■ TASK DIRECTIONS
Word for word, quote all of the material, omitting the pictures.

■ SOURCE DATA
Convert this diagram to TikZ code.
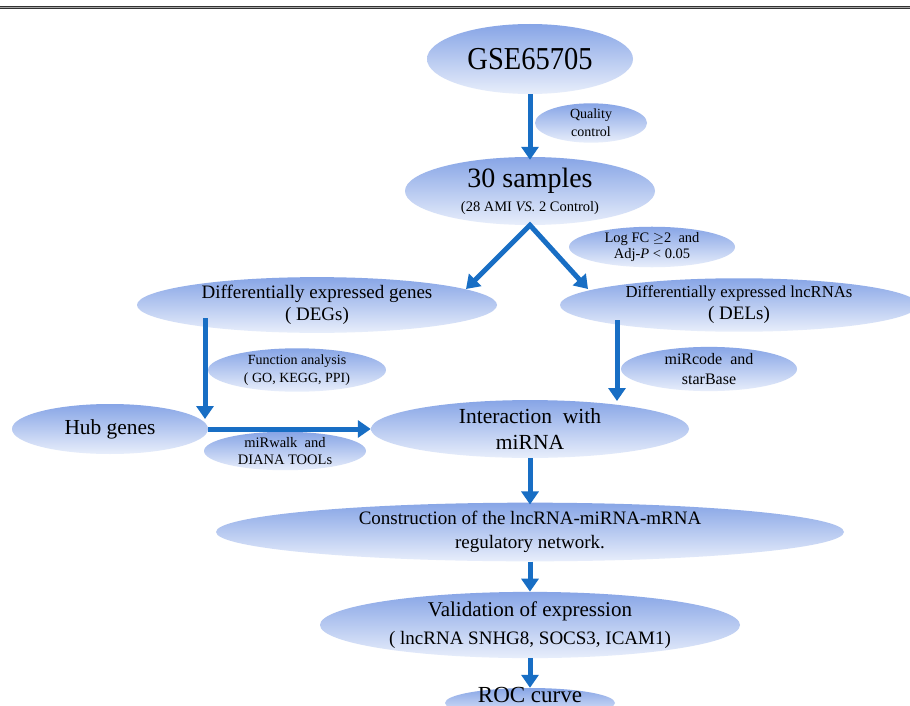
\documentclass[tikz,border=0pt]{standalone}
\usepackage{fontspec}
\setmainfont{Liberation Serif}
\usetikzlibrary{shapes.geometric,arrows.meta}
\definecolor{arrowblue}{RGB}{24,110,196}
\definecolor{elltop}{RGB}{135,165,230}
\definecolor{ellbot}{RGB}{232,238,251}
\tikzset{
  ell/.style={ellipse, inner sep=0pt, top color=elltop, bottom color=ellbot, draw=none, align=center, text=black},
  arr/.style={draw=arrowblue, line width=5pt, line join=miter, -{Triangle[length=13pt,width=17pt]}},
  arrboth/.style={draw=arrowblue, line width=5pt, line join=miter, {Triangle[length=13pt,width=17pt]}-{Triangle[length=13pt,width=17pt]}},
}
\newcommand\fsz[2]{\fontsize{#1}{#2}\selectfont}
\begin{document}
\begin{tikzpicture}[x=1pt,y=-1pt]
\useasboundingbox (0,0) rectangle (910,706);
\fill[white] (0,0) rectangle (910,706);
% top rule
\draw[line width=3pt, black!80] (0,8) -- (910,8);
\draw[line width=1pt, black!35] (0,8) -- (910,8);

% nodes
\node[ell, minimum width=206pt, minimum height=70pt, font=\fsz{28.5}{30}] (gse) at (530,59) {\scalebox{1}[1.12]{GSE65705}};
\node[ell, minimum width=112pt, minimum height=36pt, font=\fsz{14}{18}] (qc) at (591,123) {Quality\\control};
\node[ell, minimum width=250pt, minimum height=68pt, font=\fsz{14.5}{24}] (samples) at (530,191)
  {{\fsz{28}{24}30 samples}\\(28 AMI \textit{VS.} 2 Control)};
\node[ell, minimum width=166pt, minimum height=40pt, font=\fsz{14.5}{15.5}] (logfc) at (652,247)
  {Log FC $\geq$2\ \ and\\Adj-\textit{P} < 0.05};
\node[ell, minimum width=360pt, minimum height=50pt, font=\fsz{19}{22}] (degs) at (317,305)
  {Differentially expressed genes\\( DEGs)};
\node[ell, minimum width=358pt, minimum height=48pt, font=\fsz{19}{22}] (dels) at (739,305)
  {{\fsz{16.7}{22}Differentially expressed lncRNAs}\\( DELs)};
\node[ell, minimum width=178pt, minimum height=36pt, font=\fsz{14}{18}] (func) at (297,370)
  {Function analysis\\( GO, KEGG, PPI)};
\node[ell, minimum width=196pt, minimum height=50pt, font=\fsz{21.4}{24}] (hub) at (110,429) {Hub genes};
\node[ell, minimum width=162pt, minimum height=32pt, font=\fsz{14.5}{17}] (mirwalk) at (285,451)
  {miRwalk\ \ and\\DIANA TOOLs};
\node[ell, minimum width=176pt, minimum height=40pt, font=\fsz{16}{20}] (mircode) at (709,369)
  {miRcode\ \ and\\starBase};
\node[ell, minimum width=318pt, minimum height=52pt, font=\fsz{21.5}{26}] (inter) at (530,429)
  {Interaction\ \ with\\miRNA};
\node[ell, minimum width=628pt, minimum height=53pt, font=\fsz{19}{24}] (cons) at (530,532)
  {Construction of the lncRNA-miRNA-mRNA\\regulatory network.};
\node[ell, minimum width=420pt, minimum height=54pt, font=\fsz{19}{28}] (valid) at (530,625)
  {{\fsz{21}{28}Validation of expression}\\( lncRNA SNHG8, SOCS3, ICAM1)};
\node[ell, minimum width=170pt, minimum height=30pt] (roc) at (530,703) {};
\node[inner sep=0pt, font=\fsz{23}{26}] (roctext) at (530,695) {ROC curve};

% connector end points
\coordinate (degin) at (466,289);
\coordinate (delin) at (588,289);
\coordinate (degout) at (205,318);
\coordinate (hubin) at (205,419);
\coordinate (delout) at (617,320);
\coordinate (interin) at (617,401);

% connectors
\draw[arr] (gse.south) -- ([yshift=-3pt]samples.north);
\draw[arrboth] (degin) -- (samples.south) -- (delin);
\draw[arr] (degout) -- (hubin);
\draw[arr] (hub.east) -- (inter.west);
\draw[arr] (delout) -- (interin);
\draw[arr] (inter.south) -- ([yshift=-2pt]cons.north);
\draw[arr] (cons.south) -- (valid.north);
\draw[arr] (valid.south) -- (roc.north);
\end{tikzpicture}
\end{document}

■ REPLY
Convert this diagram to TikZ code.
\documentclass[tikz,border=0pt]{standalone}
\usepackage{fontspec}
\setmainfont{Liberation Serif}
\usetikzlibrary{shapes.geometric,arrows.meta}
\definecolor{arrowblue}{RGB}{24,110,196}
\definecolor{elltop}{RGB}{135,165,230}
\definecolor{ellbot}{RGB}{232,238,251}
\tikzset{
  ell/.style={ellipse, inner sep=0pt, top color=elltop, bottom color=ellbot, draw=none, align=center, text=black},
  arr/.style={draw=arrowblue, line width=5pt, line join=miter, -{Triangle[length=13pt,width=17pt]}},
  arrboth/.style={draw=arrowblue, line width=5pt, line join=miter, {Triangle[length=13pt,width=17pt]}-{Triangle[length=13pt,width=17pt]}},
}
\newcommand\fsz[2]{\fontsize{#1}{#2}\selectfont}
\begin{document}
\begin{tikzpicture}[x=1pt,y=-1pt]
\useasboundingbox (0,0) rectangle (910,706);
\fill[white] (0,0) rectangle (910,706);
% top rule
\draw[line width=3pt, black!80] (0,8) -- (910,8);
\draw[line width=1pt, black!35] (0,8) -- (910,8);

% nodes
\node[ell, minimum width=206pt, minimum height=70pt, font=\fsz{28.5}{30}] (gse) at (530,59) {\scalebox{1}[1.12]{GSE65705}};
\node[ell, minimum width=112pt, minimum height=36pt, font=\fsz{14}{18}] (qc) at (591,123) {Quality\\control};
\node[ell, minimum width=250pt, minimum height=68pt, font=\fsz{14.5}{24}] (samples) at (530,191)
  {{\fsz{28}{24}30 samples}\\(28 AMI \textit{VS.} 2 Control)};
\node[ell, minimum width=166pt, minimum height=40pt, font=\fsz{14.5}{15.5}] (logfc) at (652,247)
  {Log FC $\geq$2\ \ and\\Adj-\textit{P} < 0.05};
\node[ell, minimum width=360pt, minimum height=50pt, font=\fsz{19}{22}] (degs) at (317,305)
  {Differentially expressed genes\\( DEGs)};
\node[ell, minimum width=358pt, minimum height=48pt, font=\fsz{19}{22}] (dels) at (739,305)
  {{\fsz{16.7}{22}Differentially expressed lncRNAs}\\( DELs)};
\node[ell, minimum width=178pt, minimum height=36pt, font=\fsz{14}{18}] (func) at (297,370)
  {Function analysis\\( GO, KEGG, PPI)};
\node[ell, minimum width=196pt, minimum height=50pt, font=\fsz{21.4}{24}] (hub) at (110,429) {Hub genes};
\node[ell, minimum width=162pt, minimum height=32pt, font=\fsz{14.5}{17}] (mirwalk) at (285,451)
  {miRwalk\ \ and\\DIANA TOOLs};
\node[ell, minimum width=176pt, minimum height=40pt, font=\fsz{16}{20}] (mircode) at (709,369)
  {miRcode\ \ and\\starBase};
\node[ell, minimum width=318pt, minimum height=52pt, font=\fsz{21.5}{26}] (inter) at (530,429)
  {Interaction\ \ with\\miRNA};
\node[ell, minimum width=628pt, minimum height=53pt, font=\fsz{19}{24}] (cons) at (530,532)
  {Construction of the lncRNA-miRNA-mRNA\\regulatory network.};
\node[ell, minimum width=420pt, minimum height=54pt, font=\fsz{19}{28}] (valid) at (530,625)
  {{\fsz{21}{28}Validation of expression}\\( lncRNA SNHG8, SOCS3, ICAM1)};
\node[ell, minimum width=170pt, minimum height=30pt] (roc) at (530,703) {};
\node[inner sep=0pt, font=\fsz{23}{26}] (roctext) at (530,695) {ROC curve};

% connector end points
\coordinate (degin) at (466,289);
\coordinate (delin) at (588,289);
\coordinate (degout) at (205,318);
\coordinate (hubin) at (205,419);
\coordinate (delout) at (617,320);
\coordinate (interin) at (617,401);

% connectors
\draw[arr] (gse.south) -- ([yshift=-3pt]samples.north);
\draw[arrboth] (degin) -- (samples.south) -- (delin);
\draw[arr] (degout) -- (hubin);
\draw[arr] (hub.east) -- (inter.west);
\draw[arr] (delout) -- (interin);
\draw[arr] (inter.south) -- ([yshift=-2pt]cons.north);
\draw[arr] (cons.south) -- (valid.north);
\draw[arr] (valid.south) -- (roc.north);
\end{tikzpicture}
\end{document}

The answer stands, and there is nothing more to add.